*Aim of the exercise*.
Return each line of the data below exactly, omitting any pictures.
- - - - - - -
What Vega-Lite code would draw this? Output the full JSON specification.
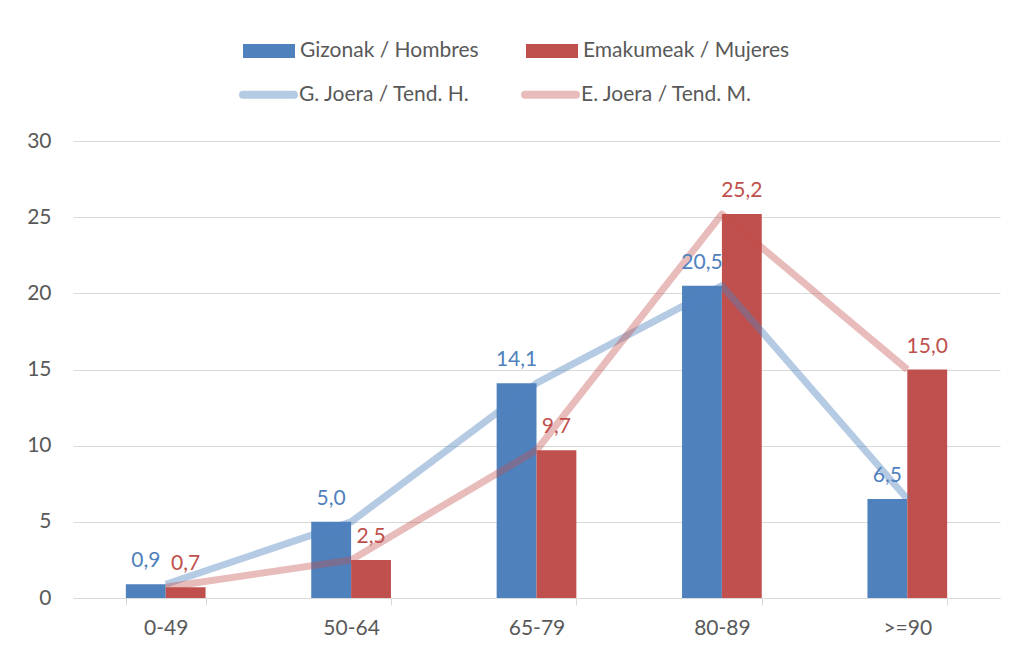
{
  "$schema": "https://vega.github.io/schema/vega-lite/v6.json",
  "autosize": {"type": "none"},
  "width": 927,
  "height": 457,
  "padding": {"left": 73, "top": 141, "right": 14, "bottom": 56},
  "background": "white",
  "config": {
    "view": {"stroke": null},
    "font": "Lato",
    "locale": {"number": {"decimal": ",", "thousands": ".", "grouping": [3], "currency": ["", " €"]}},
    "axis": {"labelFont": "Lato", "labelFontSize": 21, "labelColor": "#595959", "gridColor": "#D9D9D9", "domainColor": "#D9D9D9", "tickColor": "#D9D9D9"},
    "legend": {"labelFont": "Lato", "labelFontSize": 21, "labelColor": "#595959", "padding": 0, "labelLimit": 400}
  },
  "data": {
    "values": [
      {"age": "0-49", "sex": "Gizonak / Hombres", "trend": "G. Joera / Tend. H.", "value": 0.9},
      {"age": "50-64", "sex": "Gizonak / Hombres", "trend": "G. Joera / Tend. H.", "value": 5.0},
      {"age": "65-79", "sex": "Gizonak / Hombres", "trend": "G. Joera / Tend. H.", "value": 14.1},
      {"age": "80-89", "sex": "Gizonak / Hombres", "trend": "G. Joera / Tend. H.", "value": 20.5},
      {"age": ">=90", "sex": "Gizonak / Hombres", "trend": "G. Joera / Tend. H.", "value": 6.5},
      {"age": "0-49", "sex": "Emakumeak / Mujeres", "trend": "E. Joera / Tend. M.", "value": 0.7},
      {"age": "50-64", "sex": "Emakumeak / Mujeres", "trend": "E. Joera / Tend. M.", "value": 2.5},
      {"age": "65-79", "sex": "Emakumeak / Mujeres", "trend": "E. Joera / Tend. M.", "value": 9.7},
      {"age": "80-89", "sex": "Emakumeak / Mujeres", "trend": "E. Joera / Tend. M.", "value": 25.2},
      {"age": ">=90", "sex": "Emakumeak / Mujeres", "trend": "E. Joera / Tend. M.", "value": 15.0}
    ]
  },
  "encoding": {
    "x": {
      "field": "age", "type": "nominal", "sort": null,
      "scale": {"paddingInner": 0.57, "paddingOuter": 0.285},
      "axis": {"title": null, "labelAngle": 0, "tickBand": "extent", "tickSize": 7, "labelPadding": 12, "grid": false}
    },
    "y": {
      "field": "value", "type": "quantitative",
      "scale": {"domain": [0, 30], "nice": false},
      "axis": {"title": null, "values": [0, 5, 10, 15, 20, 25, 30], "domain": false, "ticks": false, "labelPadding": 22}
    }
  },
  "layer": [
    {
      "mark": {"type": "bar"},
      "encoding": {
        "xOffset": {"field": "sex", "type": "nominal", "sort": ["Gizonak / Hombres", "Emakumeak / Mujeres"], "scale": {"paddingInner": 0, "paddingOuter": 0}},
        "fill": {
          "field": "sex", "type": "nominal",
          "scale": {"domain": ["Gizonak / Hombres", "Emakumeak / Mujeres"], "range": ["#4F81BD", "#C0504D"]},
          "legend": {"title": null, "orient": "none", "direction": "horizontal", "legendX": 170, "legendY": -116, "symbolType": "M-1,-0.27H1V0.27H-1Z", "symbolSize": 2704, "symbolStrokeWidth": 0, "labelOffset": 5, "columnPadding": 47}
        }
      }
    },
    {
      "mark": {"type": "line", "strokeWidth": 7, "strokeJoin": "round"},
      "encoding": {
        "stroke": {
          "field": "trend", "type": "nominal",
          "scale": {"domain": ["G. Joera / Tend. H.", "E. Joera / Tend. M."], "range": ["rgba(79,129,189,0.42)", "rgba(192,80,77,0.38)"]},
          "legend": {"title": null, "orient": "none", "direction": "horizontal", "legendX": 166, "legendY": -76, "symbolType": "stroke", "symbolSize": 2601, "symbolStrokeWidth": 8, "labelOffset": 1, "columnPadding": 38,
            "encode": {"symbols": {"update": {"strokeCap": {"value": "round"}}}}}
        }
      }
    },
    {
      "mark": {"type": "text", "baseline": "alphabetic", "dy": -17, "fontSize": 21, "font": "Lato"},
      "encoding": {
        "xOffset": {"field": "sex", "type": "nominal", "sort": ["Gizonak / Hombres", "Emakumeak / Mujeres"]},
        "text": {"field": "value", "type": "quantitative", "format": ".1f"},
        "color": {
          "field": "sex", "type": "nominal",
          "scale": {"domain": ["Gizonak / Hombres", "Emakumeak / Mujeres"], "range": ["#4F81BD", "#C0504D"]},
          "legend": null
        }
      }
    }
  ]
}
- - - - - - -
*Answer to the exercise*.
What Vega-Lite code would draw this? Output the full JSON specification.
{
  "$schema": "https://vega.github.io/schema/vega-lite/v6.json",
  "autosize": {"type": "none"},
  "width": 927,
  "height": 457,
  "padding": {"left": 73, "top": 141, "right": 14, "bottom": 56},
  "background": "white",
  "config": {
    "view": {"stroke": null},
    "font": "Lato",
    "locale": {"number": {"decimal": ",", "thousands": ".", "grouping": [3], "currency": ["", " €"]}},
    "axis": {"labelFont": "Lato", "labelFontSize": 21, "labelColor": "#595959", "gridColor": "#D9D9D9", "domainColor": "#D9D9D9", "tickColor": "#D9D9D9"},
    "legend": {"labelFont": "Lato", "labelFontSize": 21, "labelColor": "#595959", "padding": 0, "labelLimit": 400}
  },
  "data": {
    "values": [
      {"age": "0-49", "sex": "Gizonak / Hombres", "trend": "G. Joera / Tend. H.", "value": 0.9},
      {"age": "50-64", "sex": "Gizonak / Hombres", "trend": "G. Joera / Tend. H.", "value": 5.0},
      {"age": "65-79", "sex": "Gizonak / Hombres", "trend": "G. Joera / Tend. H.", "value": 14.1},
      {"age": "80-89", "sex": "Gizonak / Hombres", "trend": "G. Joera / Tend. H.", "value": 20.5},
      {"age": ">=90", "sex": "Gizonak / Hombres", "trend": "G. Joera / Tend. H.", "value": 6.5},
      {"age": "0-49", "sex": "Emakumeak / Mujeres", "trend": "E. Joera / Tend. M.", "value": 0.7},
      {"age": "50-64", "sex": "Emakumeak / Mujeres", "trend": "E. Joera / Tend. M.", "value": 2.5},
      {"age": "65-79", "sex": "Emakumeak / Mujeres", "trend": "E. Joera / Tend. M.", "value": 9.7},
      {"age": "80-89", "sex": "Emakumeak / Mujeres", "trend": "E. Joera / Tend. M.", "value": 25.2},
      {"age": ">=90", "sex": "Emakumeak / Mujeres", "trend": "E. Joera / Tend. M.", "value": 15.0}
    ]
  },
  "encoding": {
    "x": {
      "field": "age", "type": "nominal", "sort": null,
      "scale": {"paddingInner": 0.57, "paddingOuter": 0.285},
      "axis": {"title": null, "labelAngle": 0, "tickBand": "extent", "tickSize": 7, "labelPadding": 12, "grid": false}
    },
    "y": {
      "field": "value", "type": "quantitative",
      "scale": {"domain": [0, 30], "nice": false},
      "axis": {"title": null, "values": [0, 5, 10, 15, 20, 25, 30], "domain": false, "ticks": false, "labelPadding": 22}
    }
  },
  "layer": [
    {
      "mark": {"type": "bar"},
      "encoding": {
        "xOffset": {"field": "sex", "type": "nominal", "sort": ["Gizonak / Hombres", "Emakumeak / Mujeres"], "scale": {"paddingInner": 0, "paddingOuter": 0}},
        "fill": {
          "field": "sex", "type": "nominal",
          "scale": {"domain": ["Gizonak / Hombres", "Emakumeak / Mujeres"], "range": ["#4F81BD", "#C0504D"]},
          "legend": {"title": null, "orient": "none", "direction": "horizontal", "legendX": 170, "legendY": -116, "symbolType": "M-1,-0.27H1V0.27H-1Z", "symbolSize": 2704, "symbolStrokeWidth": 0, "labelOffset": 5, "columnPadding": 47}
        }
      }
    },
    {
      "mark": {"type": "line", "strokeWidth": 7, "strokeJoin": "round"},
      "encoding": {
        "stroke": {
          "field": "trend", "type": "nominal",
          "scale": {"domain": ["G. Joera / Tend. H.", "E. Joera / Tend. M."], "range": ["rgba(79,129,189,0.42)", "rgba(192,80,77,0.38)"]},
          "legend": {"title": null, "orient": "none", "direction": "horizontal", "legendX": 166, "legendY": -76, "symbolType": "stroke", "symbolSize": 2601, "symbolStrokeWidth": 8, "labelOffset": 1, "columnPadding": 38,
            "encode": {"symbols": {"update": {"strokeCap": {"value": "round"}}}}}
        }
      }
    },
    {
      "mark": {"type": "text", "baseline": "alphabetic", "dy": -17, "fontSize": 21, "font": "Lato"},
      "encoding": {
        "xOffset": {"field": "sex", "type": "nominal", "sort": ["Gizonak / Hombres", "Emakumeak / Mujeres"]},
        "text": {"field": "value", "type": "quantitative", "format": ".1f"},
        "color": {
          "field": "sex", "type": "nominal",
          "scale": {"domain": ["Gizonak / Hombres", "Emakumeak / Mujeres"], "range": ["#4F81BD", "#C0504D"]},
          "legend": null
        }
      }
    }
  ]
}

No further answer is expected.